Restoring from a replication publisher database to a non-replicated new database

  • I have searched what I could think of within the forums and have not found an answer to my problem so here is a new one.

    I have a production database on Server A replicating (transactional) to a database on Server B.  I need to apply some schema changes to this database but I need to first make a copy of this production database so I can test the schema changes.

    My test database already exists so I have tried the restore from backup (of production database) as my test database but because the database is fairly large, the restore is taking forever and right now it seems to be hung.  In addition, users are complaining about the applicaiton (connecting to the production database) is acting really slow.

    First, can I kill the restore job to keep my users happy and if so, how?

    Second, Is there an easier way to create my test database from production?  Could I just make a copy of the MDF and LDF files, rename them as the name of a new database and attach them?  Am I a moron? (don't answer that last question).

    If it does finally finish, in order for the restored database to be useable and able to insert, delete, add records, I am forced to drop the replication column on all the tables.

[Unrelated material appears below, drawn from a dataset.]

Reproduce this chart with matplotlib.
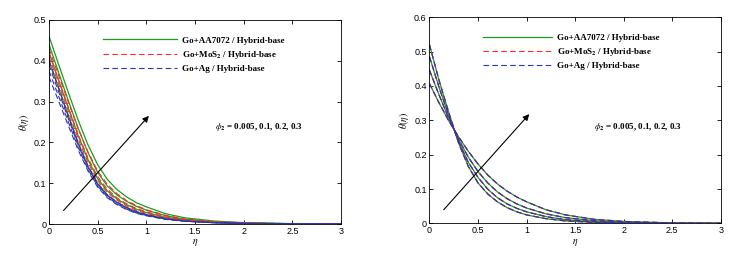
import numpy as np
import matplotlib
matplotlib.use("Agg")
import matplotlib.pyplot as plt

plt.rcParams['font.family'] = ['Liberation Sans', 'DejaVu Sans']
plt.rcParams['mathtext.fontset'] = 'stix'

# eta grid the curves were read on
eta = [0, 0.1, 0.2, 0.3, 0.4, 0.5, 0.6, 0.7, 0.8, 0.9, 1.0, 1.2, 1.4, 1.7, 2.0, 2.5, 3.0]

# left panel, phi2 = 0.005, 0.1, 0.2, 0.3 for each fluid
left_aa7072 = [
    [.400, .332, .264, .198, .142, .099, .071, .053, .040, .030, .023, .013, .0073, .0034, .0016, .0004, .0001],
    [.420, .351, .283, .216, .158, .111, .081, .061, .047, .036, .028, .016, .0092, .0043, .0020, .0005, .0001],
    [.440, .370, .301, .234, .175, .126, .093, .071, .055, .043, .034, .020, .0115, .0055, .0026, .0007, .0002],
    [.460, .390, .321, .254, .194, .145, .109, .084, .066, .052, .042, .025, .0150, .0072, .0034, .0009, .0002],
]
left_mos2 = [
    [.400, .332, .264, .198, .142, .099, .071, .053, .040, .030, .023, .013, .0073, .0034, .0016, .0004, .0001],
    [.410, .342, .274, .208, .151, .106, .077, .058, .044, .033, .026, .015, .0085, .0040, .0019, .0005, .0001],
    [.420, .352, .285, .219, .162, .116, .085, .064, .049, .038, .030, .017, .0098, .0046, .0022, .0006, .0002],
    [.430, .363, .297, .233, .177, .130, .097, .074, .057, .045, .035, .021, .0120, .0057, .0027, .0007, .0002],
]
left_ag = [
    [.400, .332, .264, .198, .142, .099, .071, .053, .040, .030, .023, .013, .0073, .0034, .0016, .0004, .0001],
    [.390, .323, .257, .193, .138, .096, .069, .051, .038, .028, .022, .012, .0070, .0032, .0015, .0004, .0001],
    [.375, .312, .249, .187, .134, .093, .066, .049, .036, .027, .021, .012, .0068, .0031, .0014, .0004, .0001],
    [.360, .300, .240, .181, .130, .090, .064, .047, .035, .026, .020, .011, .0065, .0030, .0014, .0004, .0001],
]

# right panel: the three fluids lie on top of each other
right_curves = [
    [.407, .350, .298, .252, .210, .173, .141, .115, .094, .077, .063, .040, .025, .012, .0060, .0018, .0005],
    [.446, .373, .305, .245, .193, .151, .118, .092, .072, .057, .045, .028, .017, .008, .0038, .0011, .0003],
    [.485, .395, .313, .238, .178, .134, .100, .075, .057, .044, .034, .020, .011, .005, .0023, .0006, .0002],
    [.520, .415, .322, .234, .166, .118, .086, .063, .046, .034, .025, .014, .0075, .0032, .0014, .0004, .0001],
]

labels = ['Go+AA7072 / Hybrid-base', r'Go+MoS$_{\mathbf{2}}$ / Hybrid-base', 'Go+Ag / Hybrid-base']
green = '#1f9a1f'
red = '#ff2a2a'
blue = '#2a34b8'

fig = plt.figure(figsize=(7.43, 2.56), dpi=100)
ax1 = fig.add_axes([0.066, 0.125, 0.393, 0.797])
ax2 = fig.add_axes([0.578, 0.127, 0.392, 0.806])

serif_b = dict(family='Liberation Serif', weight='bold', size=6.5)

def draw(ax, g, r, b):
    for c in g:
        ax.plot(eta, c, color=green, lw=0.9)
    for c in r:
        ax.plot(eta, c, color=red, lw=0.8, dashes=(5, 3))
    for c in b:
        ax.plot(eta, c, color=blue, lw=0.8, dashes=(5, 3))

draw(ax1, left_aa7072, left_mos2, left_ag)
draw(ax2, right_curves, right_curves, right_curves)

for ax, ymax, hlen in [(ax1, 0.5, 8.2), (ax2, 0.6, 7.6)]:
    ax.set_xlim(0, 3)
    ax.set_ylim(0, ymax)
    ax.set_xticks(np.arange(0, 3.01, 0.5))
    ax.set_xticklabels(['0', '0.5', '1', '1.5', '2', '2.5', '3'])
    yt = np.round(np.arange(0, ymax + 0.001, 0.1), 1)
    ax.set_yticks(yt)
    ax.set_yticklabels(['0'] + [str(v) for v in yt[1:]])
    ax.tick_params(direction='in', length=3, width=0.6, labelsize=6.5, top=True, right=True, pad=2)
    for s in ax.spines.values():
        s.set_linewidth(0.6)
    ax.set_xlabel(r'$\eta$', fontsize=7, labelpad=1)
    ax.set_ylabel(r'$\theta(\eta)$', fontsize=7, labelpad=2)
    h = [plt.Line2D([], [], color=green, lw=0.9),
         plt.Line2D([], [], color=red, lw=0.8, dashes=(5, 3)),
         plt.Line2D([], [], color=blue, lw=0.8, dashes=(5, 3))]
    ax.legend(h, labels, loc='upper left', bbox_to_anchor=(0.185, 0.92), frameon=False,
              prop=serif_b, handlelength=hlen, handletextpad=0.55, labelspacing=0.45,
              borderpad=0, borderaxespad=0)

ax1.text(1.71, 0.238, r'$\phi_{\mathbf{2}}$ = 0.005, 0.1, 0.2, 0.3', fontdict=serif_b, va='center')
ax2.text(1.69, 0.282, r'$\phi_{\mathbf{2}}$ = 0.005, 0.1, 0.2, 0.3', fontdict=serif_b, va='center')

ax1.annotate('', xy=(1.045, 0.27), xytext=(0.13, 0.028),
             arrowprops=dict(arrowstyle='-|>', color='black', lw=0.8, mutation_scale=9))
ax2.annotate('', xy=(1.047, 0.324), xytext=(0.128, 0.034),
             arrowprops=dict(arrowstyle='-|>', color='black', lw=0.8, mutation_scale=9))

fig.savefig('out.png', dpi=100)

    What other options do I have?

  • Ok, now I really have things messed up.  I have stopped the restore job - took about 3 hours to stop.  Now I have a development database that thinks it is a publisher but it really isn't.  syspublicaitons and syssubscriptions objects do not exist yet if I try to drop the database, I get an error message that it cannot be dropped because it is used for publication.

    I have tried sp_dboption 'database', 'published', false but get the 208 error message "invalid object name 'syssubcriptions'"

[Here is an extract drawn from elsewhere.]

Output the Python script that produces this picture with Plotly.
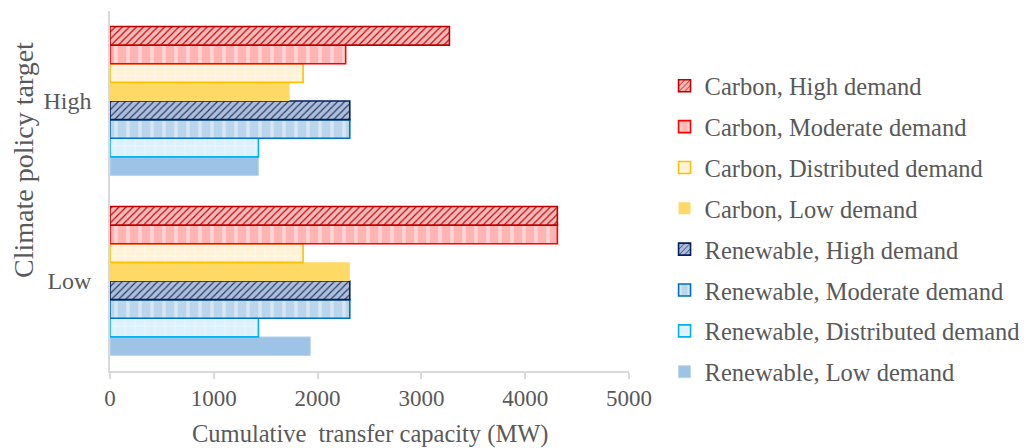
import plotly.graph_objects as go

categories = ["Low", "High"]
series_names = [
    "Carbon, High demand",
    "Carbon, Moderate demand",
    "Carbon, Distributed demand",
    "Carbon, Low demand",
    "Renewable, High demand",
    "Renewable, Moderate demand",
    "Renewable, Distributed demand",
    "Renewable, Low demand",
]
# values for [Low, High]
carbon_high = [4310, 3270]
carbon_moderate = [4310, 2270]
carbon_distributed = [1860, 1860]
carbon_low = [2310, 1730]
renewable_high = [2310, 2310]
renewable_moderate = [2310, 2310]
renewable_distributed = [1430, 1430]
renewable_low = [1930, 1430]
x_ticks = [0, 1000, 2000, 3000, 4000, 5000]

values = [carbon_high, carbon_moderate, carbon_distributed, carbon_low,
          renewable_high, renewable_moderate, renewable_distributed, renewable_low]

styles = [
    dict(color="#F2B3B3", line=dict(color="#C00000", width=1.6),
         pattern=dict(shape="/", fgcolor="#C00000", bgcolor="#F4BABA", size=5, solidity=0.22, fillmode="replace")),
    dict(color="#FFB7B7", line=dict(color="#FF0000", width=1.6),
         pattern=dict(shape="|", fgcolor="#FFD4D4", bgcolor="#FFB4B4", size=12, solidity=0.3, fillmode="replace")),
    dict(color="#FFF3DA", line=dict(color="#FFC000", width=1.6),
         pattern=dict(shape="+", fgcolor="#FFF9EE", bgcolor="#FFF2D6", size=10, solidity=0.2, fillmode="replace")),
    dict(color="#FFD966", line=dict(color="#FFD966", width=0)),
    dict(color="#8E9FC3", line=dict(color="#002060", width=1.6),
         pattern=dict(shape="/", fgcolor="#1F3864", bgcolor="#AEBDD9", size=5, solidity=0.22, fillmode="replace")),
    dict(color="#BDD7EE", line=dict(color="#0070C0", width=1.6),
         pattern=dict(shape="|", fgcolor="#D6E6F4", bgcolor="#BAD6EC", size=12, solidity=0.3, fillmode="replace")),
    dict(color="#DFF2FC", line=dict(color="#00B0F0", width=1.6),
         pattern=dict(shape="+", fgcolor="#EAF7FD", bgcolor="#DCF1FB", size=10, solidity=0.2, fillmode="replace")),
    dict(color="#9DC3E6", line=dict(color="#BDD7EE", width=1)),
]

fig = go.Figure()
# add in reverse so Carbon High sits at the top of each group
items = list(enumerate(zip(series_names, values, styles)))
for rank, (name, vals, st) in reversed(items):
    fig.add_trace(go.Bar(
        y=categories, x=vals, name=name, orientation="h",
        marker=st, legendgroup=name, legendrank=rank + 1,
    ))

# page has an 8px body margin; figure is sized/offset to compensate
W, H = 1019, 440
L, T, PW, PH = 102, 3, 519, 360

font_fam = "Liberation Serif, Times New Roman, serif"
txt = "#595959"
fig.update_layout(
    width=W, height=H,
    paper_bgcolor="white", plot_bgcolor="white",
    margin=dict(l=L, r=W - L - PW, t=T, b=H - T - PH, autoexpand=False),
    barmode="group", bargap=0.172, bargroupgap=0,
    font=dict(family=font_fam, color=txt, size=23),
    legend=dict(
        traceorder="grouped", x=1.0685, xanchor="left", y=0.395, yanchor="middle",
        font=dict(size=24.5, color=txt, family=font_fam),
        tracegroupgap=6, itemwidth=30, bgcolor="rgba(0,0,0,0)",
    ),
    showlegend=True,
    annotations=[
        dict(text="Cumulative  transfer capacity (MW)", xref="paper", yref="paper",
             x=0.5, y=0, xanchor="center", yanchor="middle", yshift=-63, showarrow=False,
             font=dict(size=24.5, color=txt, family=font_fam)),
        dict(text="Climate policy target", xref="paper", yref="paper",
             x=0, y=(371 - 160) / 360, xanchor="center", yanchor="middle", xshift=-87,
             textangle=-90, showarrow=False,
             font=dict(size=28, color=txt, family=font_fam)),
    ],
)
fig.update_xaxes(
    range=[0, 5000], tickvals=x_ticks, ticktext=[str(v) for v in x_ticks],
    showgrid=False, zeroline=False, showline=True, linecolor="#D9D9D9", linewidth=1.5,
    ticks="outside", tickcolor="#D9D9D9", ticklen=6, tickwidth=1.5, automargin=False,
    tickfont=dict(size=23, color=txt, family=font_fam),
)
fig.update_yaxes(
    categoryorder="array", categoryarray=categories, automargin=False,
    showgrid=False, zeroline=False, showline=True, linecolor="#D9D9D9", linewidth=1.5,
    ticks="", tickfont=dict(size=24, color=txt, family=font_fam), ticklabelstandoff=12,
)
fig.write_html("out.html")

    How can I tell SQL that this database is not a publisher so that I can drop the database and find a different way to create it?:

  • Hey,

    I happenened to see your post this morning. I feel your pain. Transactional Replication can be troublesome.

    A couple of things... and I am by no means an expert.

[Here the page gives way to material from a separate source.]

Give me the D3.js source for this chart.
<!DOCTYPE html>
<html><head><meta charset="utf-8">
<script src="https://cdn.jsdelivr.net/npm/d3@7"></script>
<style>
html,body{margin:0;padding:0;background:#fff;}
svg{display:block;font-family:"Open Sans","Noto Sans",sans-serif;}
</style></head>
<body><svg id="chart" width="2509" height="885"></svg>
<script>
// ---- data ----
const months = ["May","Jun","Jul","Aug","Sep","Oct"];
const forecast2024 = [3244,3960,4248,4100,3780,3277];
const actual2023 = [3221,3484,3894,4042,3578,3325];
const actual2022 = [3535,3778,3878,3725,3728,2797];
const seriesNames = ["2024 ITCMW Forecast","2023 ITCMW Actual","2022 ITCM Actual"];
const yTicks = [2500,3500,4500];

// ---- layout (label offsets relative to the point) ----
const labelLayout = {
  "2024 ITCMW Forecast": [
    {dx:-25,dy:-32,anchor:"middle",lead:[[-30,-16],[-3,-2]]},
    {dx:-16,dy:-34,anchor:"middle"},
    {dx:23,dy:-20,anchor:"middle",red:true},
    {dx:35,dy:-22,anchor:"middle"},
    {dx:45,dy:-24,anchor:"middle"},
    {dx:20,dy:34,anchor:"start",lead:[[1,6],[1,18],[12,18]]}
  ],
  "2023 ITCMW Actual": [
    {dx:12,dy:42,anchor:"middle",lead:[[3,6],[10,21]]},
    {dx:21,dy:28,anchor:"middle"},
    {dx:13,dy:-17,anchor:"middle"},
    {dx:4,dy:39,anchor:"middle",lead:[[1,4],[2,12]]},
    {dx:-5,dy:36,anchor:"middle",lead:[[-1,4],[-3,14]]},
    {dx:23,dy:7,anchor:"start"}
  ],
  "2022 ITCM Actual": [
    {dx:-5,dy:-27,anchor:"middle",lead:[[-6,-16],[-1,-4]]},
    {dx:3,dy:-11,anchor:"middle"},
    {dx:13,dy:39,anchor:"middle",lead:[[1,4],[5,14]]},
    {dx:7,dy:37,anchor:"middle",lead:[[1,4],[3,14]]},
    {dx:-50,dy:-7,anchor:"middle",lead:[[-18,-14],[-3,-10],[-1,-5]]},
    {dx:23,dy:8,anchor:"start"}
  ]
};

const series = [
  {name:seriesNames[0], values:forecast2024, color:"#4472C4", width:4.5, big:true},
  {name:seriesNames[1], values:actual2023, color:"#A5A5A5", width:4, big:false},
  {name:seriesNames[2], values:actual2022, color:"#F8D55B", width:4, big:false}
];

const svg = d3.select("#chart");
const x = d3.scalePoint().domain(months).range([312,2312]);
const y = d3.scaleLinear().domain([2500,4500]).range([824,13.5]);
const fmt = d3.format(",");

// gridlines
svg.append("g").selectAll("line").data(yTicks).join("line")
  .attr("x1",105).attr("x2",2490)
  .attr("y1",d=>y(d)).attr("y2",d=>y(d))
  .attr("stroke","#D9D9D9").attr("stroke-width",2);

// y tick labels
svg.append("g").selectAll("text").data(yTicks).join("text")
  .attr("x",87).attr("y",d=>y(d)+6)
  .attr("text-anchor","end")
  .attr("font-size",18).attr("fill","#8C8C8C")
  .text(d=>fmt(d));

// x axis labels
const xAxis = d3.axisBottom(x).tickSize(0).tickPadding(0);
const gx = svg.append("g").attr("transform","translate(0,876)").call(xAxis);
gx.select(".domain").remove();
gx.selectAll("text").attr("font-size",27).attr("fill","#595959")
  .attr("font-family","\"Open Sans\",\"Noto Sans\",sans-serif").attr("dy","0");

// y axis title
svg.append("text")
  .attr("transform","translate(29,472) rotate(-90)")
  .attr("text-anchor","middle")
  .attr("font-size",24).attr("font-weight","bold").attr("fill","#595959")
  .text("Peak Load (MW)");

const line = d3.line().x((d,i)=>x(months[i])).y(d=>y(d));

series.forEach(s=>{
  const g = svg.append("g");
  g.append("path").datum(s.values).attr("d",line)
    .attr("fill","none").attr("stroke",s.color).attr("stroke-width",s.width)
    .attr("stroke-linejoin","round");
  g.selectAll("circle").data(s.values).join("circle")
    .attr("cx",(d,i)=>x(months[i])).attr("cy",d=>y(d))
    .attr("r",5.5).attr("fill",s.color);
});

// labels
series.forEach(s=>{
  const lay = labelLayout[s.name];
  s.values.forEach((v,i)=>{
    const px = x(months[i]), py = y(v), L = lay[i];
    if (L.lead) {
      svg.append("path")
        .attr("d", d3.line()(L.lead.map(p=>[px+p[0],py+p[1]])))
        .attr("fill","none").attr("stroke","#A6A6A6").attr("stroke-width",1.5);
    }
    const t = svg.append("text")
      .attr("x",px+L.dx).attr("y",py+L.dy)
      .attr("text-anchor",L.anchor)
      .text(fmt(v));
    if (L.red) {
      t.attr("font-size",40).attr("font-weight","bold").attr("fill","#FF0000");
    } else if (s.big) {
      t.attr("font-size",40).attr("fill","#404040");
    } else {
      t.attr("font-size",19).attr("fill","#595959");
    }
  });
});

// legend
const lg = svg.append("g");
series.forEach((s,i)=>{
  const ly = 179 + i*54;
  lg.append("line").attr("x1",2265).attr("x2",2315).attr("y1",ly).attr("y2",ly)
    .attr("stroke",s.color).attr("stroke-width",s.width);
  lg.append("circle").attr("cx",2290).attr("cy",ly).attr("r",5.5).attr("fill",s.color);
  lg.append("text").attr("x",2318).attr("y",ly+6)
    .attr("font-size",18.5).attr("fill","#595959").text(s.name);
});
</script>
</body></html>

    First, I have found that, in order for a backup of a replication 'publisher' to be 'use-able', the publication has to be dropped prior to creation of the backup.

    Second, it seems like you may have been runnning the backup while your users were on the system. I personally never do that. These large scale 'admin' type functions are always done on 'off-hours'. SQL Server performance can suffer based on any number of configuration and operational issues without me adding to the load.

    I don't know if that helps at all. Like I said, I'm no expert.

    T

  • Tom,

    Thanks for your reply.  Unfortunately in our environment, there is no such thing as "off-hours".

    I have fixed the mess that I created by making a backup of Northwinds and doing a force restore over my "broken" development database.  After that, I was able to delete it.

    Dropping the publication prior to doing a backup would be a fine idea but it would need to be recreated immediately after the backup which will take hours for all the articles and snapshot (over 650 tables and the database is 21 GB).  It is also a load on the server and results in slowness for the user community.

    One thing that I do on a monthly basis is use DTS to drop and recreate the tables in an accounting month-end database from the publisher database.  I think that this is the option that I will have to rely on to create my development database again unless an easier way can be found.

  • You shouldn't need to drop any publications. I restore my Production (publisher) database on top of my test database fairly regularly. The difference is that I use my regular Prod backup, and my test db is on another server so the users are not impacted by the restore. 

  • Same here, backups of published databases and restore in another server can't give you any problems. Replication is not that complicated!

  • Rodrigo,

    Doesn't the restore try to recreate the database as a new publisher?

  • No. even you backup and restore tables like syspublications and sysarticles included in the published database, when you restore it, the database is not marked for replication and is not published.

    For example, this check is stored in the master database, so when you restore the db, in the new server the db is not marked as published because in the master is not configured like that.